|Willis Group, a global risk adviser and insurance broker, recommends that in the face of tighter financial conditions, mining companies should focus on ways to maximize their current insurance programs rather than cutting back on coverage. This chart offers a roadmap to achieve optimal benefit.|
With the prospect of rising costs, falling commodity prices and decreased productivity levels, mining companies are embracing cost-cutting measures to lay the foundation for long-term business growth, according to Mining Risk Review 2014, a publication from Willis Group Holdings, a global risk adviser, insurance and reinsurance broker.
“To date, the bulk of cost cutting has come via reduction of head office spend, exploration and business development. We have not yet seen loss-making production assets curtailed or substantial cost cutting at the asset level,” according to the report, which is available online.

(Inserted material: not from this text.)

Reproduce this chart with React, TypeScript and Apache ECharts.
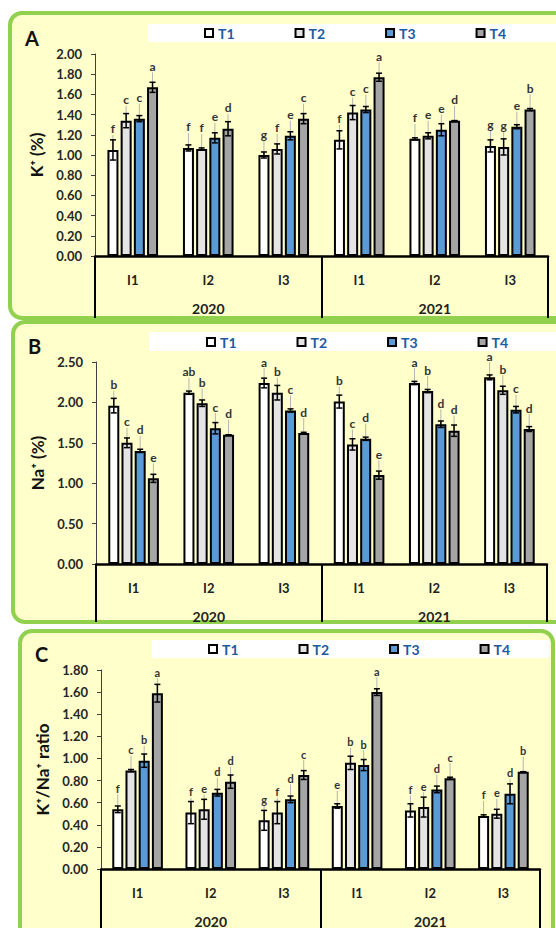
import React, { useEffect, useRef } from "react";
import * as echarts from "echarts";

// Categories
const irrigation = ["I1", "I2", "I3", "I1", "I2", "I3"];
const seasons = ["2020", "2021"];
const treatments = ["T1", "T2", "T3", "T4"];

// K+ (%) means, standard errors and significance letters per treatment
const kT1 = [1.05, 1.07, 1.0, 1.15, 1.16, 1.09];
const kT2 = [1.34, 1.06, 1.06, 1.42, 1.19, 1.08];
const kT3 = [1.36, 1.17, 1.19, 1.45, 1.25, 1.28];
const kT4 = [1.67, 1.26, 1.36, 1.77, 1.34, 1.45];
const kErrT1 = [0.1, 0.03, 0.03, 0.09, 0.01, 0.06];
const kErrT2 = [0.07, 0.01, 0.05, 0.07, 0.03, 0.08];
const kErrT3 = [0.03, 0.05, 0.04, 0.03, 0.06, 0.02];
const kErrT4 = [0.05, 0.07, 0.05, 0.04, 0.0, 0.01];
const kLetT1 = ["f", "f", "g", "f", "f", "g"];
const kLetT2 = ["c", "f", "f", "c", "e", "g"];
const kLetT3 = ["c", "e", "e", "c", "e", "e"];
const kLetT4 = ["a", "d", "c", "a", "d", "b"];

// Na+ (%)
const naT1 = [1.96, 2.12, 2.24, 2.01, 2.24, 2.31];
const naT2 = [1.5, 1.99, 2.12, 1.48, 2.14, 2.15];
const naT3 = [1.4, 1.68, 1.9, 1.55, 1.73, 1.91];
const naT4 = [1.06, 1.6, 1.62, 1.1, 1.65, 1.67];
const naErrT1 = [0.09, 0.02, 0.06, 0.08, 0.02, 0.03];
const naErrT2 = [0.06, 0.04, 0.09, 0.07, 0.02, 0.05];
const naErrT3 = [0.02, 0.07, 0.02, 0.02, 0.04, 0.04];
const naErrT4 = [0.05, 0.0, 0.01, 0.05, 0.07, 0.03];
const naLetT1 = ["b", "ab", "a", "b", "a", "a"];
const naLetT2 = ["c", "b", "b", "c", "b", "b"];
const naLetT3 = ["d", "c", "c", "d", "d", "c"];
const naLetT4 = ["e", "d", "d", "e", "d", "d"];

// K+/Na+ ratio
const rT1 = [0.54, 0.51, 0.44, 0.57, 0.53, 0.48];
const rT2 = [0.89, 0.54, 0.51, 0.96, 0.56, 0.5];
const rT3 = [0.98, 0.69, 0.63, 0.94, 0.72, 0.68];
const rT4 = [1.59, 0.79, 0.85, 1.6, 0.82, 0.88];
const rErrT1 = [0.03, 0.1, 0.09, 0.02, 0.06, 0.01];
const rErrT2 = [0.01, 0.09, 0.1, 0.06, 0.09, 0.04];
const rErrT3 = [0.06, 0.03, 0.03, 0.05, 0.03, 0.09];
const rErrT4 = [0.08, 0.06, 0.04, 0.03, 0.01, 0.0];
const rLetT1 = ["f", "f", "g", "e", "f", "f"];
const rLetT2 = ["c", "e", "f", "b", "e", "e"];
const rLetT3 = ["b", "d", "d", "b", "d", "d"];
const rLetT4 = ["a", "d", "c", "a", "c", "b"];

const barFills = ["#ffffff", "#e4e4e4", "#5b9bd5", "#a5a5a5"];
const FONT = "Lato, 'Open Sans', sans-serif";
const BAR_W = 11;
const GAP_RATIO = 0.2;

const panels = [
  {
    tag: "A",
    title: "K\u207A (%)",
    max: 2,
    interval: 0.2,
    values: [kT1, kT2, kT3, kT4],
    errors: [kErrT1, kErrT2, kErrT3, kErrT4],
    letters: [kLetT1, kLetT2, kLetT3, kLetT4],
    grid: { left: 95, right: 8, top: 54, height: 202 },
    nameGap: 44,
    box: { x: 10, y: 13, width: 580, height: 305 },
    strip: { x: 148, y: 24, width: 420, height: 18 },
    legendLeft: 204,
    legendTop: 26,
    tagPos: { x: 25, y: 28 },
    tickLen: 62,
    letterSize: 12,
  },
  {
    tag: "B",
    title: "Na\u207A (%)",
    max: 2.5,
    interval: 0.5,
    values: [naT1, naT2, naT3, naT4],
    errors: [naErrT1, naErrT2, naErrT3, naErrT4],
    letters: [naLetT1, naLetT2, naLetT3, naLetT4],
    grid: { left: 96, right: 9, top: 362, height: 202 },
    nameGap: 45,
    box: { x: 13, y: 322, width: 580, height: 300 },
    strip: { x: 149, y: 332, width: 420, height: 19 },
    legendLeft: 206,
    legendTop: 335,
    tagPos: { x: 28, y: 336 },
    tickLen: 58,
    letterSize: 12,
  },
  {
    tag: "C",
    title: "K\u207A/Na\u207A ratio",
    max: 1.8,
    interval: 0.2,
    values: [rT1, rT2, rT3, rT4],
    errors: [rErrT1, rErrT2, rErrT3, rErrT4],
    letters: [rLetT1, rLetT2, rLetT3, rLetT4],
    grid: { left: 101, right: 16, top: 670, height: 202 },
    nameGap: 47,
    box: { x: 20, y: 631, width: 533, height: 330 },
    strip: { x: 152, y: 640, width: 397, height: 18 },
    legendLeft: 208,
    legendTop: 642,
    tagPos: { x: 35, y: 644 },
    tickLen: 60,
    letterSize: 11,
  },
];

function barOffset(t: number) {
  const gap = BAR_W * GAP_RATIO;
  const total = treatments.length * BAR_W + (treatments.length - 1) * gap;
  return -total / 2 + t * (BAR_W + gap) + BAR_W / 2;
}

function buildOption() {
  const graphic: any[] = [];
  const legend: any[] = [];
  const grid: any[] = [];
  const xAxis: any[] = [];
  const yAxis: any[] = [];
  const series: any[] = [];

  panels.forEach((p, pi) => {
    graphic.push({
      type: "rect",
      z: -10,
      shape: { ...p.box, r: 12 },
      style: { fill: "#ffffcc", stroke: "#92d050", lineWidth: 4 },
      silent: true,
    });
    graphic.push({
      type: "rect",
      z: -9,
      shape: p.strip,
      style: { fill: "#ffffff" },
      silent: true,
    });
    graphic.push({
      type: "text",
      z: 10,
      x: p.tagPos.x,
      y: p.tagPos.y,
      style: { text: p.tag, font: `bold 20px ${FONT}`, fill: "#111111" },
    });

    legend.push({
      data: treatments,
      left: p.legendLeft,
      top: p.legendTop,
      padding: 0,
      itemGap: 60,
      itemWidth: 8,
      itemHeight: 8,
      icon: "rect",
      selectedMode: false,
      textStyle: { color: "#1e5aa0", fontWeight: "bold", fontSize: 14, fontFamily: FONT },
    });

    grid.push({ ...p.grid, containLabel: false });

    // irrigation level axis
    xAxis.push({
      type: "category",
      gridIndex: pi,
      data: irrigation,
      axisLine: { show: true, lineStyle: { color: "#000000", width: 2.5 } },
      axisTick: { show: false },
      axisLabel: { margin: 17, color: "#222222", fontWeight: "bold", fontSize: 13, fontFamily: FONT },
      z: 5,
    });
    // season axis: ticks split the two years below the chart
    xAxis.push({
      type: "category",
      gridIndex: pi,
      data: seasons,
      position: "bottom",
      axisLine: { show: false },
      axisTick: { show: true, length: p.tickLen, lineStyle: { color: "#000000", width: 2 } },
      axisLabel: { margin: 45, color: "#222222", fontWeight: "bold", fontSize: 14, fontFamily: FONT },
      z: 5,
    });

    yAxis.push({
      type: "value",
      gridIndex: pi,
      min: 0,
      max: p.max,
      interval: p.interval,
      name: p.title,
      nameLocation: "middle",
      nameRotate: 90,
      nameGap: p.nameGap,
      nameTextStyle: { fontWeight: "bold", fontSize: 17, color: "#111111", fontFamily: FONT },
      axisLine: { show: true, lineStyle: { color: "#404040", width: 1 } },
      axisTick: { show: true, length: 4, lineStyle: { color: "#404040" } },
      splitLine: { show: false },
      axisLabel: {
        margin: 13,
        color: "#262626",
        fontWeight: "bold",
        fontSize: 13,
        fontFamily: FONT,
        formatter: (v: number) => v.toFixed(2),
      },
      z: 5,
    });

    treatments.forEach((name, t) => {
      series.push({
        type: "bar",
        name,
        xAxisIndex: pi * 2,
        yAxisIndex: pi,
        data: p.values[t],
        barWidth: BAR_W,
        barGap: `${GAP_RATIO * 100}%`,
        itemStyle: { color: barFills[t], borderColor: "#000000", borderWidth: 2 },
        z: 3,
      });
    });

    // error bars with significance letters
    const errData: number[][] = [];
    const errLetters: string[] = [];
    treatments.forEach((_, t) => {
      p.values[t].forEach((v, c) => {
        errData.push([c, t, v, p.errors[t][c]]);
        errLetters.push(p.letters[t][c]);
      });
    });
    series.push({
      type: "custom",
      name: `se-${p.tag}`,
      xAxisIndex: pi * 2,
      yAxisIndex: pi,
      silent: true,
      z: 6,
      encode: { x: 0, y: 2 },
      data: errData,
      renderItem: (params: any, api: any) => {
        const c = api.value(0);
        const t = api.value(1);
        const v = api.value(2);
        const e = api.value(3);
        const top = api.coord([c, v]);
        const x = top[0] + barOffset(t);
        const yTop = top[1];
        const yHi = api.coord([c, v + e])[1];
        const yLo = api.coord([c, v - e])[1];
        const cy = Math.min(yTop - 21, yHi - 9);
        const cap = 3;
        return {
          type: "group",
          children: [
            { type: "line", shape: { x1: x, y1: cy + 6, x2: x, y2: yTop }, style: { stroke: "#b5b5b5", lineWidth: 1 } },
            { type: "line", shape: { x1: x, y1: yHi, x2: x, y2: yLo }, style: { stroke: "#000000", lineWidth: 1.5 } },
            { type: "line", shape: { x1: x - cap, y1: yHi, x2: x + cap, y2: yHi }, style: { stroke: "#000000", lineWidth: 1.5 } },
            { type: "line", shape: { x1: x - cap, y1: yLo, x2: x + cap, y2: yLo }, style: { stroke: "#000000", lineWidth: 1.5 } },
            {
              type: "text",
              style: {
                text: errLetters[params.dataIndex],
                x,
                y: cy,
                align: "center",
                verticalAlign: "middle",
                font: `bold ${p.letterSize}px ${FONT}`,
                fill: "#333333",
              },
            },
          ],
        };
      },
    });
  });

  return {
    animation: false,
    backgroundColor: "#ffffff",
    textStyle: { fontFamily: FONT },
    graphic,
    legend,
    grid,
    xAxis,
    yAxis,
    series,
  };
}

export default function App() {
  const ref = useRef<HTMLDivElement>(null);
  useEffect(() => {
    if (!ref.current) return;
    const chart = echarts.init(ref.current, undefined, { renderer: "svg" });
    chart.setOption(buildOption() as any);
    return () => chart.dispose();
  }, []);
  return (
    <div
      ref={ref}
      style={{ position: "absolute", left: 0, top: 0, width: 556, height: 928 }}
    />
  );
}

But Willis warned companies not to be tempted to cut back on risk management outlays in order to achieve cost reductions. This could be fundamentally self-defeating as the costs saved are marginal but leave potentially enormous exposures, cautioned Willis.
Instead, mining companies should look for ways to extract maximum value from their insurance programs, said Andrew Wheeler, senior advocate partner in Willis’ Mining Practice. “Often, mining operations have highly developed risk registers and risk management systems but on checking in the field there is disconnect between what is planned and what is really happening,” he said. “There is often a poor understanding of risk controls in the workplace, poor implementation, and a lack of robust reviews and audit systems to ensure the controls are working.”

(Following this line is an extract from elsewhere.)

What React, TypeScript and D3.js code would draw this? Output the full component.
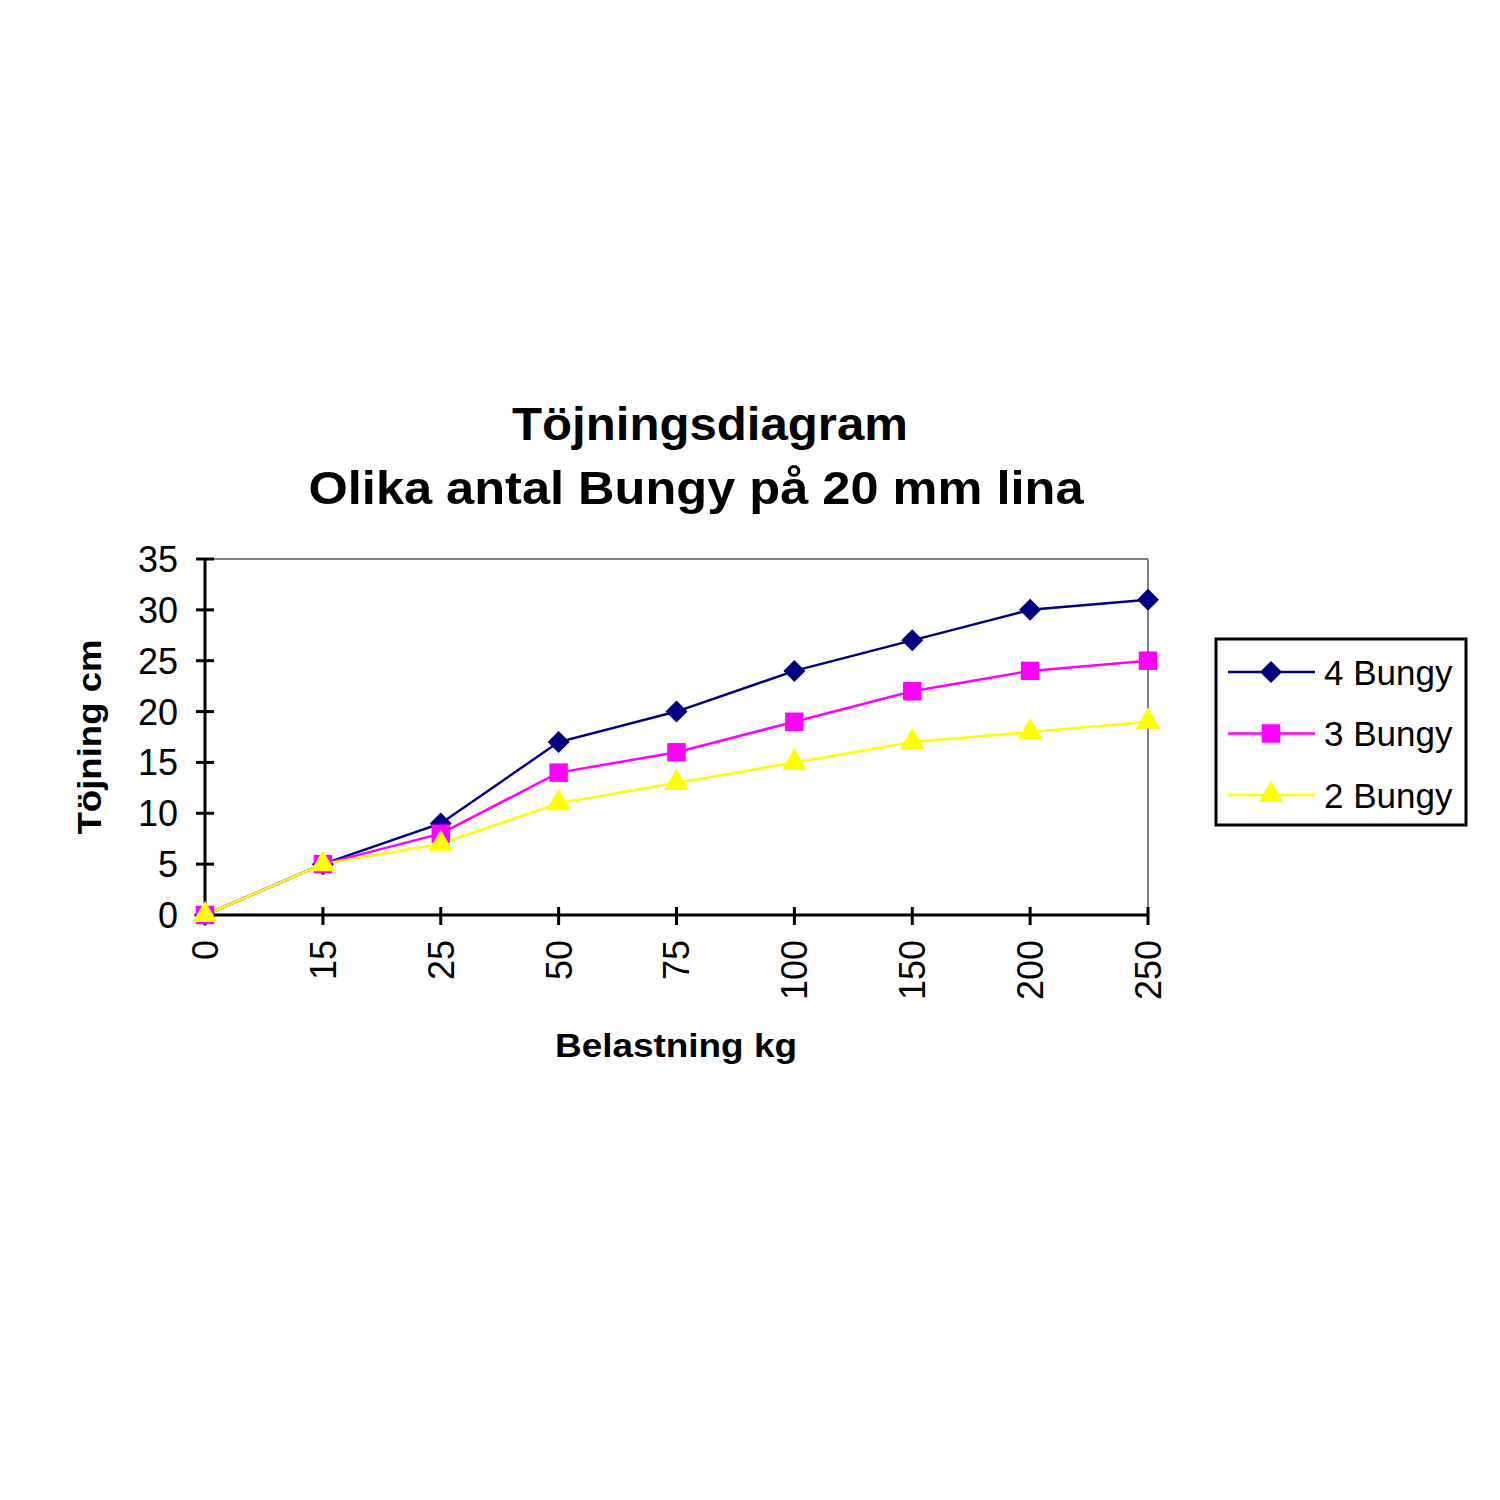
import React from "react";
import * as d3 from "d3";

const categories = ["0", "15", "25", "50", "75", "100", "150", "200", "250"];
const seriesNames = ["4 Bungy", "3 Bungy", "2 Bungy"];
const bungy4 = [0, 5, 9, 17, 20, 24, 27, 30, 31];
const bungy3 = [0, 5, 8, 14, 16, 19, 22, 24, 25];
const bungy2 = [0, 5, 7, 11, 13, 15, 17, 18, 19];
const yTicks = [0, 5, 10, 15, 20, 25, 30, 35];
const titleLines = ["Töjningsdiagram", "Olika antal Bungy på 20 mm lina"];
const xTitle = "Belastning kg";
const yTitle = "Töjning cm";

const colors = ["#000080", "#FF00FF", "#FFFF00"];

const squareDiamond: d3.SymbolType = {
  draw(ctx, size) {
    const r = Math.sqrt(size / 2);
    ctx.moveTo(0, -r);
    ctx.lineTo(r, 0);
    ctx.lineTo(0, r);
    ctx.lineTo(-r, 0);
    ctx.closePath();
  },
};
const shapes = [squareDiamond, d3.symbolSquare, d3.symbolTriangle];
const symbolSizes = [242, 340, 260];

export default function App() {
  const left = 205, right = 1148, top = 559, bottom = 915;
  const x = d3.scalePoint<string>().domain(categories).range([left, right]).padding(0);
  const y = d3.scaleLinear().domain([0, 35]).range([bottom, top]);
  const data = [bungy4, bungy3, bungy2];
  const line = d3.line<number>().x((_, i) => x(categories[i])!).y((d) => y(d));
  const font = "'Liberation Sans', Arial, sans-serif";

  return (
    <svg width={1500} height={1500} style={{ display: "block", position: "absolute", left: 0, top: 0, background: "#fff" }}>
      <rect x={0} y={0} width={1500} height={1500} fill="#fff" />
      {/* title */}
      <text x={710} y={440} textAnchor="middle" fontFamily={font} fontSize={46} fontWeight="bold" textLength={396} lengthAdjust="spacingAndGlyphs">{titleLines[0]}</text>
      <text x={696} y={504} textAnchor="middle" fontFamily={font} fontSize={46} fontWeight="bold" textLength={775} lengthAdjust="spacingAndGlyphs">{titleLines[1]}</text>

      {/* plot area border (gray top/right) */}
      <line x1={left} y1={top} x2={right} y2={top} stroke="#808080" strokeWidth={2} />
      <line x1={right} y1={top} x2={right} y2={bottom} stroke="#808080" strokeWidth={2} />

      {/* y axis */}
      <line x1={left} y1={top} x2={left} y2={bottom} stroke="#000" strokeWidth={3} />
      {yTicks.map((t) => (
        <g key={t}>
          <line x1={left - 9} x2={left + 9} y1={y(t)} y2={y(t)} stroke="#000" strokeWidth={3} />
          <text x={178} y={y(t)} dy="0.36em" textAnchor="end" fontFamily={font} fontSize={36}>{t}</text>
        </g>
      ))}
      {/* x axis */}
      <line x1={left} y1={bottom} x2={right} y2={bottom} stroke="#000" strokeWidth={3} />
      {categories.map((c) => (
        <g key={c}>
          <line x1={x(c)!} x2={x(c)!} y1={bottom - 8} y2={bottom + 10} stroke="#000" strokeWidth={3} />
          <text transform={`translate(${x(c)!},940) rotate(-90)`} dy="0.36em" textAnchor="end" fontFamily={font} fontSize={36}>{c}</text>
        </g>
      ))}

      {/* axis titles */}
      <text x={676} y={1057} textAnchor="middle" fontFamily={font} fontSize={34} fontWeight="bold" textLength={242} lengthAdjust="spacingAndGlyphs">{xTitle}</text>
      <text transform={`translate(101,737) rotate(-90)`} textAnchor="middle" fontFamily={font} fontSize={34} fontWeight="bold" textLength={195} lengthAdjust="spacingAndGlyphs">{yTitle}</text>

      {/* series */}
      {data.map((vals, si) => (
        <g key={si}>
          <path d={line(vals)!} fill="none" stroke={colors[si]} strokeWidth={2.5} />
        </g>
      ))}
      {data.map((vals, si) => (
        <g key={"m" + si}>
          {vals.map((v, i) => (
            <path key={i} transform={`translate(${x(categories[i])!},${y(v)})`} d={d3.symbol().type(shapes[si]).size(symbolSizes[si])()!} fill={colors[si]} />
          ))}
        </g>
      ))}

      {/* legend */}
      <rect x={1216} y={639} width={250} height={186} fill="#fff" stroke="#000" strokeWidth={3} />
      {seriesNames.map((n, i) => {
        const ly = 672 + i * 61.5;
        return (
          <g key={n}>
            <line x1={1228} x2={1315} y1={ly} y2={ly} stroke={colors[i]} strokeWidth={2.5} />
            <path transform={`translate(1271,${ly})`} d={d3.symbol().type(shapes[i]).size(symbolSizes[i])()!} fill={colors[i]} />
            <text x={1324} y={ly} dy="0.36em" fontFamily={font} fontSize={35}>{n}</text>
          </g>
        );
      })}
    </svg>
  );
}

“Successful companies manage their business processes to reduce loss,” Wheeler added. “Good levels of control and business continuity planning can help ensure that large loss events are reduced as far as possible. It is this level of commitment to strong risk management processes that define resilient mining operations.”
“Strong and consistent leadership is also critical to the success of any operation. Management sends a strong message when senior people take time out to visit the field operations, engage with people on the job, and challenge people to do better.”
“Lower reinsurance costs, increased competition and a relatively benign loss environment, have combined to the advantage of insurance buyers in 2014,” he added. “In all, companies who can drive down costs and protect their margins in this tough climate are the ones who will be resilient to the threats they face.”
The report went into deeper detail on what the Willis Group perceives as major risk-assessment concerns for the industry, commenting that:
- While capital dilemmas may have risen to the top of the risk table for the coming year, mining companies must not forget the more “traditional” risks that will threaten their operations. Resource nationalism continues apace, made worse by the yawning gap between public perception and commercial realities. Generally, local populations are unaware of the falling commodity prices and believe mining companies are continuing to make huge proﬁts. In a tough economic climate, governments are under increased pressure and mining companies can become convenient scape/goats in the run-up to elections.
- Conversely, skills shortages, which have been such an issue for the last few years have abated, simply because the number of active operations has reduced. However, that is not the end of the risk. Companies are still facing a challenge in attracting the right people with the right skills. They also have to battle bureaucracy and ensure they observe local quotas. Cost cutting may be a feature of the business but cutting back on training could prove to be a short-term ﬁx with long-term implications as human error continues to lie behind the majority of accidents and incidents at sites and beyond.
- Finally, once the minerals have been extracted, mining companies also face challenges in delivering the product to customers in the right place at the right time. The phenomenon of just in time delivery continues to drive logistics worldwide and remains a risk. In all, companies who can drive down costs and protect their margins in this tough climate are those who will be resilient to the threats they face.